Kanye is quite literally wearing a MAGA hat on SNL, saying he “loves Trump,” and essentially denying slavery, but plenty of liberal fans are still defending his actions by citing his struggle with mental illness. These same people sneer at Taylor while grasping for a non-existent reason to keep Kanye up on a pedestal. They will do anything to clear Kanye’s name because they love his art, and they will continue to hate on Taylor using the same logic — they don’t like her music. The double standard that women are held to in the public eye reeks of misogyny, even when the criticism comes from those who, perhaps correctly, envision themselves on the right side of history.

But of course, the fact that this is even framed as a “him-versus-her” — with many commentators attributing Taylor’s decision to get political as a one-up of Kanye’s recent, public support of Trump — only further reveals just how coded public political acts are for women. That Taylor speaks now can only be another feminine, petty jab at a rival, not an act spurred on by, say, grotesque historical moments like the confirmation of a sexual predator to the highest court of the land. Is she not allowed access to the “perils and possibilities” of female anger that The New Yorker affords other women in times of political upheaval? And if not, why is that?
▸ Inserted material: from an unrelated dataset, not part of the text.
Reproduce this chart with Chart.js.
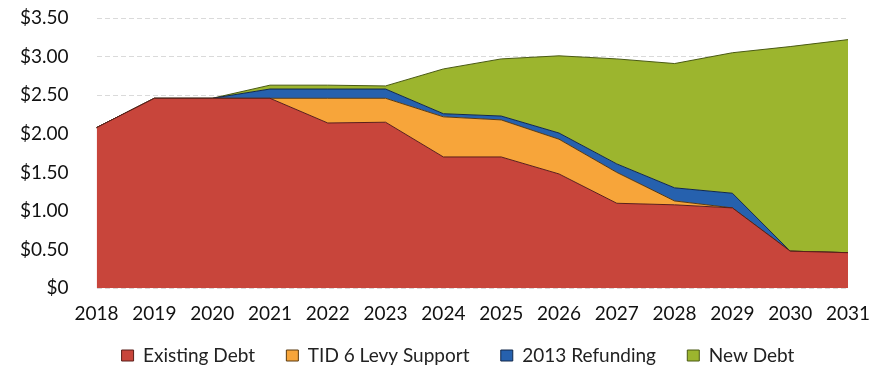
<!DOCTYPE html>
<html>
<head>
<meta charset="utf-8">
<script src="https://cdn.jsdelivr.net/npm/chart.js@4"></script>
<style>
  body { margin: 0; background: #fff; }
  #wrap { width: 888px; height: 365px; }
</style>
</head>
<body>
<div id="wrap"><canvas id="debtChart"></canvas></div>
<script>
// years along the bottom
const years = ['2018','2019','2020','2021','2022','2023','2024','2025','2026','2027','2028','2029','2030','2031']

// stacked values, $ millions
const existingDebt = [2.08, 2.46, 2.46, 2.46, 2.14, 2.15, 1.70, 1.70, 1.48, 1.10, 1.08, 1.04, 0.48, 0.46]
const tidLevy      = [0, 0, 0, 0, 0.32, 0.31, 0.52, 0.48, 0.45, 0.40, 0.05, 0, 0, 0]
const refunding    = [0, 0, 0, 0.12, 0.12, 0.12, 0.04, 0.05, 0.08, 0.11, 0.17, 0.19, 0, 0]
const newDebt      = [0, 0, 0, 0.05, 0.05, 0.04, 0.58, 0.74, 1.00, 1.36, 1.61, 1.82, 2.65, 2.76]

const yTicks = [0, 0.5, 1, 1.5, 2, 2.5, 3, 3.5]

// extra room between legend entries
const legendGap = '     '

function series(label, data, color, edge, fill) {
  return {
    label: label,
    data: data,
    backgroundColor: color,
    borderColor: edge,
    borderWidth: 1,
    fill: fill,
    pointRadius: 0,
    tension: 0
  }
}

// legend sits a bit right of centre in the original
const legendShift = {
  id: 'legendShift',
  afterLayout: function (chart) {
    chart.legend.left += 38
    chart.legend.right += 38
  }
}

var ctx = document.getElementById('debtChart').getContext('2d')
var chart = new Chart(ctx, {
  type: 'line',
  data: {
    labels: years,
    datasets: [
      series('Existing Debt', existingDebt, '#c8453b', '#5a1f1a', 'origin'),
      series('TID 6 Levy Support', tidLevy, '#f7a53a', '#5a3a10', '-1'),
      series('2013 Refunding', refunding, '#2661ae', '#12284a', '-1'),
      series('New Debt', newDebt, '#9cb52e', '#4a5a14', '-1')
    ]
  },
  plugins: [legendShift],
  options: {
    responsive: true,
    maintainAspectRatio: false,
    animation: false,
    layout: { padding: { left: -8, right: 40, top: 18, bottom: -10 } },
    plugins: {
      tooltip: { enabled: false },
      legend: {
        position: 'bottom',
        labels: {
          boxWidth: 12,
          boxHeight: 11,
          padding: 7,
          color: '#222',
          font: { family: 'Lato', size: 19 },
          generateLabels: function (chart) {
            var items = Chart.defaults.plugins.legend.labels.generateLabels(chart)
            items.forEach(function (it, i) {
              if (i < items.length - 1) it.text += legendGap
            })
            return items
          }
        }
      }
    },
    scales: {
      x: {
        offset: false,
        grid: { display: false, drawTicks: false },
        border: { display: false },
        ticks: {
          color: '#111',
          padding: 14,
          maxRotation: 0,
          font: { family: 'Lato', size: 19 }
        }
      },
      y: {
        stacked: true,
        min: 0,
        max: 3.5,
        afterBuildTicks: function (axis) {
          axis.ticks = yTicks.map(v => ({ value: v }))
        },
        afterFit: function (scale) {
          scale.paddingTop = 0
          scale.paddingBottom = 0
        },
        grid: { color: '#dadada', drawTicks: false },
        border: { display: false, dash: [5, 3] },
        ticks: {
          color: '#111',
          padding: 28,
          font: { family: 'Lato', size: 19 },
          callback: function (v) { return v === 0 ? '$0' : '$' + v.toFixed(2) }
        }
      }
    }
  }
})
</script>
</body>
</html>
When we do not let the young women who are raised in the public eye fail, stumble, learn, grow, and change as they move forward in life, we are doing a disservice to them and to ourselves. More importantly, we are doing a disservice to the political movement and causes of justice, equality, and freedom that so many of us are fighting for, that so many of us are desperate to see come into fruition. If the next generation is not allowed to grow up, and indeed, to outgrow their past ignorant or uninformed mindsets on their way into the movement, then there is little hope for the reputation of the left, a party that preaches the gospel of compassion, but can’t stop gleefully humiliating anyone who ever falls short, even for a moment, of unattainable political perfection.